Eine Linkskurve beendet unser Rennen in westlicher Richtung. Nun gilt es, die ersten Höhenmeter auf den Mühlenberg zu bezwingen. Unser Sicherheitsbeauftragter, der Stefan, fällt schon frühzeitig in den Marschierschritt und ist nicht viel langsamer als der Rest des Feldes. „Ich hab nicht viel trainiert, also werde ich am Anfang auf Sicherheit laufen“, erklärte er schon vor dem Rennen. Worauf ich versprach: „Ich bleib bei dir, weil ich einen Hauptdarsteller als Narren brauche. Sonst muss ich das machen.“ So einfach geht das bei mir. Und weitergeschickt hat mich auch noch keiner.
Einer lässt sich von einem Hund ziehen, so schaut es fast aus, aber Thomas winkt ab: „Ich weiß nicht, ob mein Hund den Marathon schafft. Wir müssen schauen.“ Auf alle Fälle hängt dem Vierbeiner die Zunge schon weiter heraus als dem Herrchen.

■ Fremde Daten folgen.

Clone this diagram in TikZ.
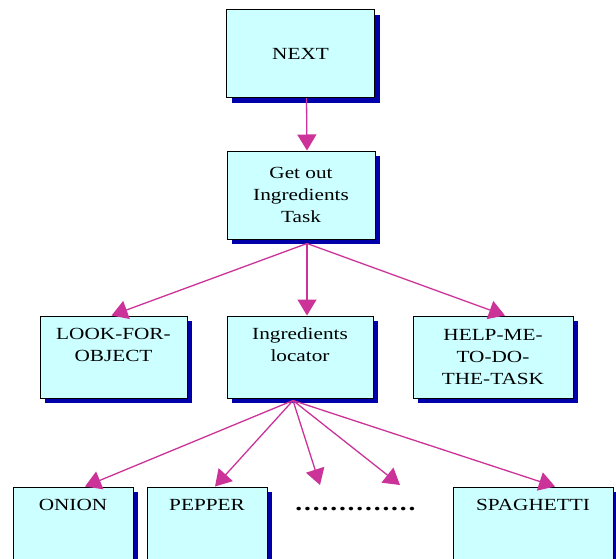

Kurz nach Kilometerschild 5 können wir uns an der ersten V-Stelle laben. Tee, Wasser, Cola, Äpfel, Bananen und Riegel werden feilgeboten. Wer da noch hungert, ist selber schuld. Als Lieblingsgetränk habe ich mich sofort auf Tee festgelegt. Der ist warm und gesüßt. Alle fünf Kilometer werden wir die Tankstellen aufsuchen. Und damit man keine verpasst, werden diese bereits einen Kilometer vorher angekündigt.
Bei der Wolfskuhle (503 Meter) endet die erste starke Steigung mit rund 150 Höhenmetern. Einen Kilometer kann man es bis zum Parkplatz „Böhre“ (455 Meter) laufen lassen. Hier kommen in Kürze die Halbmarathonis hoch, die genau eine Stunde nach uns auf die Strecke gehen.
Dem Stefan kann ich nur ein kurzes Grinsen entlocken, als ich die Wegmarkierung „F1“ als Formel 1-Ring deute. „Dann lauf halt zu.“ An einigen Stellen haben wir einen Tiefblick auf Fleckenberg, das weit unten im Tal liegt. Die folgenden fünf Kilometer sind fast ausschließlich steigend. Kansas, Siebentanne und Stellmecke heißen die anzulaufenden Punkte, dann führt uns der Kurs nördlich des Heidkopfes weiter. Das Kilometerschild 10 liegt knapp hinter uns, als wir parallel zur Kreisstraße nach Jagdhaus auf einem Trail die letzten Höhenmeter dieser zweiten großen Steigung mit rund 200 Höhenmetern belaufen.
Unsere Strecke verläuft nun nicht schnurstracks nach Jagdhaus hinein, sondern er führt am Waldrand hoch, macht eine Linksdrehung und führt dann hinunter zum Schäferhof. Dort kann wieder getrunken und verpflegt werden.